Rakeem Nunez-Roches, 6th round (No. 217 overall)

Speaking of projects, Nunez-Roches has played sparingly on special teams and, well, even more sparingly (super-sparingly?) on defense with a whopping 22 snaps to his name. That's either understandable, if you're a glass half full fan, because the 307 lb. lineman was a sixth round pick, after all. That said, the Chiefs have been public with their desire to rotate the guys up front more than they have been. Instead, Dontari Poe and Jaye Howard are shouldering the burden of four full quarters while guys like Allen Bailey and Mike DeVito nurse various injuries. It'd be nice to see Nunez-Roches handling even 10 snaps per game for the Chiefs.

Da'Ron Brown, 7th round (No. 233 overall)

A seventh round choice out of Northern Illinois. It's important to state those facts up front before anything else, since expectations should be zero for Brown. He's the only Chiefs rookie pick to not make the active roster, but he is on the practice squad and perhaps he'll compete for reps next offseason.
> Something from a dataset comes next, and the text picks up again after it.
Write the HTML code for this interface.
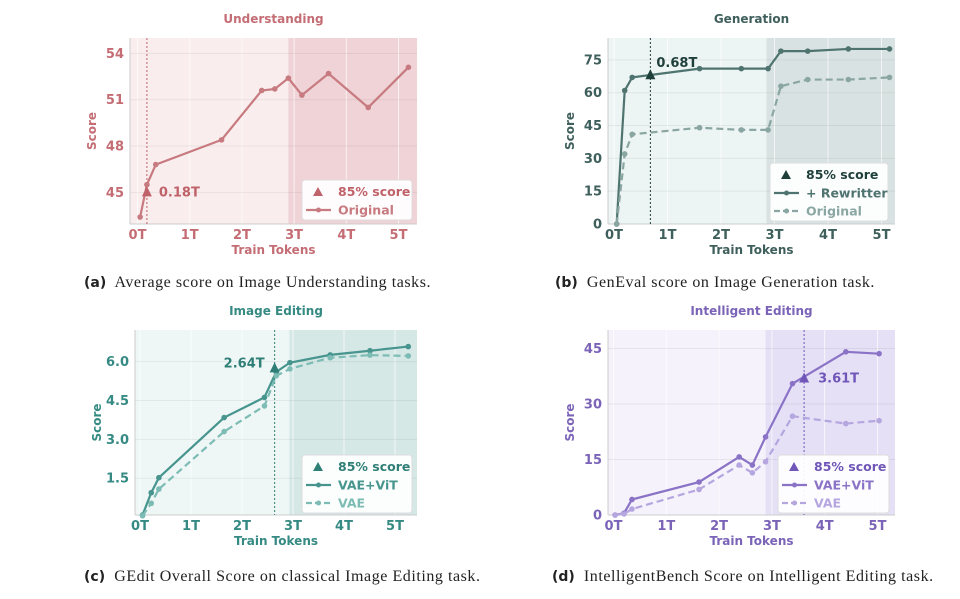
<!DOCTYPE html>
<html><head><meta charset="utf-8"><style>
body{margin:0;background:#fff;width:960px;height:599px;overflow:hidden;position:relative;font-family:"DejaVu Sans","Liberation Sans",sans-serif}
svg{position:absolute;left:0;top:0}
.cap{position:absolute;font-family:"Liberation Serif",serif;font-size:16px;letter-spacing:0.55px;color:#222;white-space:nowrap}
.cap b{font-family:"DejaVu Sans",sans-serif;font-size:14px;letter-spacing:0}
</style></head><body>
<svg id="svg" width="960" height="599"></svg>
<div class="cap" style="left:84px;top:274px"><b>(a)</b>&nbsp; Average score on Image Understanding tasks.</div>
<div class="cap" style="left:555px;top:274px"><b>(b)</b>&nbsp; GenEval score on Image Generation task.</div>
<div class="cap" style="left:84px;top:568px"><b>(c)</b>&nbsp; GEdit Overall Score on classical Image Editing task.</div>
<div class="cap" style="left:552px;top:568px"><b>(d)</b>&nbsp; IntelligentBench Score on Intelligent Editing task.</div>
<script>
// ---- data ----
const aX=[0.05,0.18,0.35,1.61,2.38,2.63,2.89,3.15,3.66,4.42,5.19];
const aOrig=[43.4,45.5,46.8,48.4,51.6,51.7,52.4,51.3,52.7,50.5,53.1];
const aMark=[0.18,45.0];
const bX=[0.05,0.2,0.34,1.6,2.38,2.88,3.12,3.62,4.38,5.15];
const bRew=[0,61,67,71,71,71,79,79,80,80];
const bOrig=[0,32,41,44,43,43,63,66,66,67];
const bMark=[0.68,68];
const cX=[0.05,0.22,0.37,1.65,2.44,2.67,2.94,3.73,4.51,5.26];
const cVit=[0.08,0.94,1.52,3.84,4.62,5.6,5.96,6.26,6.42,6.58];
const cVae=[0.05,0.53,1.08,3.30,4.29,5.45,5.72,6.15,6.25,6.22];
const cMark=[2.64,5.74];
const dX=[0.03,0.2,0.35,1.62,2.38,2.63,2.88,3.39,4.4,5.03];
const dVit=[0,0.5,4.2,8.9,15.7,13.5,21.1,35.5,44.1,43.6];
const dVae=[0,0.3,1.6,6.9,13.5,11.4,14.4,26.7,24.7,25.5];
const dMark=[3.61,36.9];
const xTicks=[0,1,2,3,4,5];
const aTicks=[45,48,51,54], bTicks=[0,15,30,45,60,75], cTicks=[1.5,3.0,4.5,6.0], dTicks=[0,15,30,45];

const NS="http://www.w3.org/2000/svg";
const svg=document.getElementById('svg');
function el(t,a,p){const e=document.createElementNS(NS,t);for(const k in a)e.setAttribute(k,a[k]);(p||svg).appendChild(e);return e;}
function txt(s,a,p){const e=el('text',a,p);e.textContent=s;return e;}

function chart(c){
  const g=el('g',{});
  
  
  const sx=v=>c.x0+(v)*c.xs, sy=v=>c.yb-(v-c.ymin)/(c.ymax-c.ymin)*(c.yb-c.yt);
  el('rect',{x:c.L,y:c.yt,width:c.R-c.L,height:c.yb-c.yt,fill:c.bg},g);
  el('rect',{x:sx(c.shade),y:c.yt,width:c.R-sx(c.shade),height:c.yb-c.yt,fill:c.sh},g);
  xTicks.forEach(t=>{el('line',{x1:sx(t),x2:sx(t),y1:c.yt,y2:c.yb,stroke:'#fff',"stroke-opacity":0.7,"stroke-width":1},g);
    const tl=txt(t+'T',{x:sx(t),y:c.yb+15,'text-anchor':'middle','font-size':13,'font-weight':'bold',fill:c.col},g);
    });
  c.yt2.forEach(t=>{el('line',{x1:c.L,x2:c.R,y1:sy(t),y2:sy(t),stroke:'#000',"stroke-opacity":0.06},g);
    const tl=txt(c.fmt(t),{x:c.L-6,y:sy(t)+4.5,'text-anchor':'end','font-size':13,'font-weight':'bold',fill:c.col},g);
    });
  el('line',{x1:c.L,x2:c.L,y1:c.yt,y2:c.yb,stroke:'#ccc'},g);
  el('line',{x1:c.L,x2:c.R,y1:c.yb,y2:c.yb,stroke:'#ccc'},g);
  el('line',{x1:sx(c.mark[0]),x2:sx(c.mark[0]),y1:c.yt,y2:c.yb,stroke:c.col2,'stroke-width':1,'stroke-dasharray':'2,2'},g);
  c.series.forEach(s=>{
    const pl=el('polyline',{points:s.x.map((v,i)=>sx(v)+','+sy(s.y[i])).join(' '),fill:'none',stroke:s.col,'stroke-width':2.2,'stroke-dasharray':s.dash?'7,4':'none'},g);
    
    s.x.forEach((v,i)=>{const p=el('circle',{cx:sx(v),cy:sy(s.y[i]),r:2.8,fill:s.col},g);
      });
  });
  const mx=sx(c.mark[0]),my=sy(c.mark[1]);
  const tri=el('polygon',{points:`${mx},${my-6} ${mx-5},${my+4} ${mx+5},${my+4}`,fill:c.col2},g);
  
  const ml=txt(c.mark[0].toFixed(2)+'T',{x:mx+c.mlx,y:my+c.mly,'font-size':13,'font-weight':'bold',fill:c.col2,'text-anchor':c.mla},g);
  
  const tt=txt(c.title,{x:(c.L+c.R)/2,y:c.yt-15,'text-anchor':'middle','font-size':12,'font-weight':'bold',fill:c.col},g);
  
  const xl=txt('Train Tokens',{x:(c.L+c.R)/2,y:c.yb+30,'text-anchor':'middle','font-size':12,'font-weight':'bold',fill:c.col},g);
  
  const ycx=c.L-34,ycy=(c.yt+c.yb)/2;
  const yl=txt('Score',{x:ycx,y:ycy,transform:`rotate(-90 ${ycx} ${ycy})`,'text-anchor':'middle','font-size':12,'font-weight':'bold',fill:c.col},g);
  
  const lg=el('g',{},g);
  
  const lx=c.lg[0],ly=c.lg[1],lw=c.lg[2],lh=18*(c.series.length+1)+4;
  el('rect',{x:lx,y:ly,width:lw,height:lh,fill:'#fff','fill-opacity':0.92,stroke:'#ddd',rx:3},lg);
  el('polygon',{points:`${lx+16},${ly+7} ${lx+11},${ly+16} ${lx+21},${ly+16}`,fill:c.col2},lg);
  txt('85% score',{x:lx+36,y:ly+16,'font-size':12.5,'font-weight':'bold',fill:c.col2},lg);
  c.series.forEach((s,i)=>{const yy=ly+30+18*i;
    el('line',{x1:lx+4,x2:lx+29,y1:yy,y2:yy,stroke:s.col,'stroke-width':2.2,'stroke-dasharray':s.dash?'6,3':'none'},lg);
    el('circle',{cx:lx+16.5,cy:yy,r:2.5,fill:s.col},lg);
    txt(s.label,{x:lx+36,y:yy+4.5,'font-size':12.5,'font-weight':'bold',fill:s.col},lg);});
}
chart({name:'understanding-chart',title:'Understanding',L:130,R:417,yt:38,yb:224,x0:137.5,xs:52.2,ymin:42.95,ymax:55,
  bg:'#f9eded',sh:'#efd3d6',col:'#c46d74',col2:'#c0626a',shade:2.89,yt2:aTicks,fmt:v=>String(v),mark:aMark,mlx:12,mly:4,mla:'start',
  series:[{name:'original',label:'Original',x:aX,y:aOrig,col:'#c77a7f',dash:false}],lg:[302,180,110]});
chart({name:'generation-chart',title:'Generation',L:608,R:895,yt:38,yb:224,x0:614,xs:53.5,ymin:0,ymax:85,
  bg:'#edf4f4',sh:'#d9e2e2',col:'#3e5f5b',col2:'#1f3f3b',shade:2.85,yt2:bTicks,fmt:v=>String(v),mark:bMark,mlx:6,mly:-8,mla:'start',
  series:[{name:'rewritter',label:'+ Rewritter',x:bX,y:bRew,col:'#4f7470',dash:false},{name:'original',label:'Original',x:bX,y:bOrig,col:'#8aa6a2',dash:true}],lg:[770,163,118]});
chart({name:'image-editing-chart',title:'Image Editing',L:135,R:417,yt:330,yb:515,x0:140,xs:51,ymin:0.08,ymax:7.22,
  bg:'#eef7f6',sh:'#d5e8e6',col:'#358a83',col2:'#2f7f77',shade:2.93,yt2:cTicks,fmt:v=>v.toFixed(1),mark:cMark,mlx:-10,mly:-1,mla:'end',
  series:[{name:'vae-vit',label:'VAE+ViT',x:cX,y:cVit,col:'#47958e',dash:false},{name:'vae',label:'VAE',x:cX,y:cVae,col:'#7dbcb5',dash:true}],lg:[302,455,110]});
chart({name:'intelligent-editing-chart',title:'Intelligent Editing',L:608,R:895,yt:330,yb:515,x0:613.5,xs:52.8,ymin:0,ymax:50,
  bg:'#f5f2fb',sh:'#e5e0f5',col:'#7b64b8',col2:'#6f56b8',shade:2.88,yt2:dTicks,fmt:v=>String(v),mark:dMark,mlx:14,mly:4,mla:'start',
  series:[{name:'vae-vit',label:'VAE+ViT',x:dX,y:dVit,col:'#8a72c6',dash:false},{name:'vae',label:'VAE',x:dX,y:dVae,col:'#b6a6e0',dash:true}],lg:[778,455,111]});
</script>
</body></html>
There's clearly room on the depth chart for a young wide receiver to make an impact on this roster.

Conclusion

Maybe another developmental pass rusher. Perhaps another quarterback prospect. If you're looking for ways to complain about this draft class, you're stretching to maybe make those points. Eight of nine rookies made the active roster. The top two rookies are impact players, including a shutdown corner, among the hardest NFL assets to secure. Special teams playmakers were unearthed, and there are reasons to believe both Conley and Wilson will start at some point for the Chiefs. In a few years, it's likely the Chiefs will have found four starters in this draft class and a few other role players. That's excellent work for one of the NFL's top front offices.